Enterprise Application Access requiert pour sa part que l’utilisateur s’identifie avec Akamai Platform et l’Active Directory de l’entreprise. Une fois authentifié, la solution associe la session TLS de l’utilisateur avec les connecteurs Enterprise Connector pour fournir à travers la plate-forme Akamai un accès uniquement aux applications autorisées sur le réseau d’entreprise et à rien d’autre. Notons que, ce faisant, l’application n’est pas visible sur Internet. Lors de la démo, Tom Leighton, le CEO d’Akamai, prend la métaphore d’un château fort. Avec un VPN, une fois le pont-levis franchi, l’utilisateur a accès à l’ensemble de la forteresse, soit au réseau de l’entreprise.

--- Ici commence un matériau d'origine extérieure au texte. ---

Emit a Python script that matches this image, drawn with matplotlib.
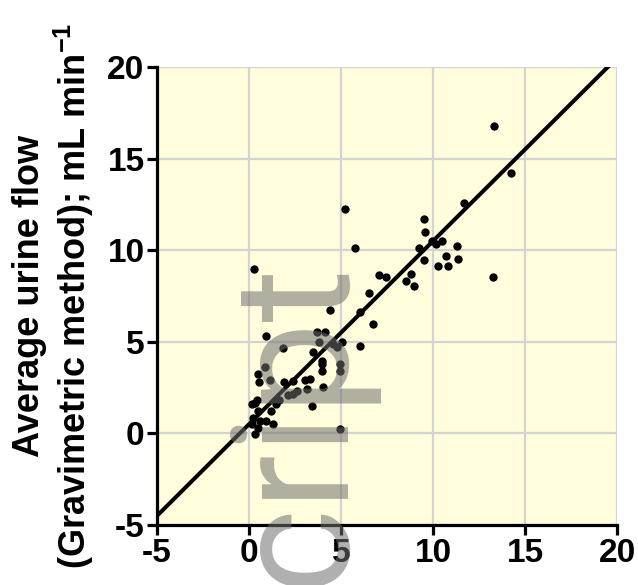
import numpy as np
import matplotlib
matplotlib.use("Agg")
import matplotlib.pyplot as plt

plt.rcParams["font.family"] = ["Liberation Sans", "DejaVu Sans"]
plt.rcParams["axes.unicode_minus"] = False
plt.rcParams["mathtext.fontset"] = "custom"
plt.rcParams["mathtext.bf"] = "Liberation Sans:bold"
plt.rcParams["mathtext.rm"] = "Liberation Sans:bold"

# x: bladder-scan / y: gravimetric flow (mL min-1)
x_flow = [0.27, 0.92, 1.85, 3.70, 4.13, 3.80, 3.48, 4.57, 4.78, 5.05,
          6.03, 4.40, 6.52, 6.03, 6.74, 5.22, 5.76, 7.07, 7.45, 8.80,
          8.53, 8.97, 9.24, 9.51, 9.57, 9.51, 9.95, 10.16, 10.49, 11.30,
          10.71, 10.27, 10.82, 11.36, 11.68, 14.24, 13.32, 13.26, 3.97, 3.97,
          4.95, 4.95, 3.97, 0.87, 0.49, 1.14, 0.54, 1.90, 2.39, 3.04,
          3.32, 4.02, 3.15, 2.61, 2.39, 2.12, 1.63, 1.47, 1.20, 0.43,
          0.33, 0.16, 3.42, 0.49, 0.22, 0.60, 0.92, 1.30, 0.16, 0.49,
          0.33, 4.95]
y_flow = [8.97, 5.33, 4.67, 5.54, 5.54, 5.00, 4.46, 4.89, 4.73, 5.00,
          4.78, 6.74, 7.66, 6.63, 5.98, 12.23, 10.11, 8.64, 8.53, 8.70,
          8.32, 8.04, 10.11, 11.68, 10.98, 9.46, 10.49, 10.33, 10.49, 10.22,
          9.67, 9.13, 9.13, 9.51, 12.55, 14.24, 16.79, 8.53, 3.97, 3.80,
          3.80, 3.42, 3.42, 3.64, 3.26, 2.93, 2.83, 2.83, 2.88, 2.93,
          2.99, 2.55, 2.45, 2.34, 2.17, 2.07, 1.85, 1.58, 1.20, 1.85,
          1.68, 1.58, 1.52, 1.20, 0.82, 0.65, 0.65, 0.49, 0.54, 0.27,
          -0.05, 0.22]

fit_slope = 1.0
fit_intercept = 0.5
ticks = [-5, 0, 5, 10, 15, 20]

fig = plt.figure(figsize=(6.38, 5.85), dpi=100)
ax = fig.add_axes([157 / 638, 1 - 525 / 585, 460 / 638, 458 / 585])
ax.set_facecolor("#FFFDDC")

ax.set_xlim(-5, 20)
ax.set_ylim(-5, 20)
ax.set_xticks(ticks)
ax.set_yticks(ticks)
ax.grid(True, color="#D3D3D3", linewidth=1.6, zorder=0)
ax.set_axisbelow(True)

xl = np.array([-5, 20])
ax.plot(xl, fit_slope * xl + fit_intercept, color="black", linewidth=2.9,
        zorder=3, clip_on=True, solid_capstyle="butt")
ax.scatter(x_flow, y_flow, s=36, color="black", zorder=4, linewidths=0)

for side in ["top", "right"]:
    ax.spines[side].set_visible(False)
for side in ["left", "bottom"]:
    ax.spines[side].set_linewidth(2.3)
ax.tick_params(direction="out", length=7, width=2.3, labelsize=24, pad=2)
for lab in ax.get_xticklabels() + ax.get_yticklabels():
    lab.set_fontweight("bold")

ax.set_ylabel("Average urine flow\n(Gravimetric method); mL min$^{\\mathbf{-1}}$",
              fontsize=26, fontweight="bold", labelpad=8, linespacing=1.15)

# watermark fragment
fig.text(296 / 638, 1 - 424 / 585, "cript", rotation=90, fontsize=118,
         family="Roboto", fontweight="normal", color="#6e6e6e", alpha=0.55,
         ha="center", va="center", zorder=10)

fig.savefig("out.png", dpi=100)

EAA, pour sa part, lui donne ce qu’il a requis – et ce à quoi les règles de sécurité lui donnent accès – sans le laisser entrer dans le château. Robert Blumofe insiste sur scène sur l’absence, dans l’approche zero trust, de notions d’intérieur et d’extérieur. Et en profite pour souligner l’imbrication de ses différentes solutions pour fournir une approche holistique au zero trust, un cadre de sécurité qui fournit uniquement des applications et des données aux utilisateurs authentifiés et autorisés, permet l’inspection en ligne et la journalisation du trafic, identifie et bloque le trafic venant de bots et protège les sites et applications contre les logiciels malveillants. Henri d’Oriola prend une autre image : « Nous jouons un rôle de firewall : Akamai peut se situer comme le point de passage obligatoire de ce qui rentre et sort de chez le client. »
Profitant de sa position aux « extrémités » des réseaux et de son offre de sécurité, l’entreprise veut s’imposer sur ce marché, sans toutefois prétendre jouer sur le même terrain que les acteurs historiques, à l’instar d’un McAfee ou d’un Kaspersky. En France, Akamai est partenaire d’Orange et en particulier d’Orange CyberDéfense, une association lui permettant de se placer sur des appels d’offres auxquels il ne pourrait répondre seul.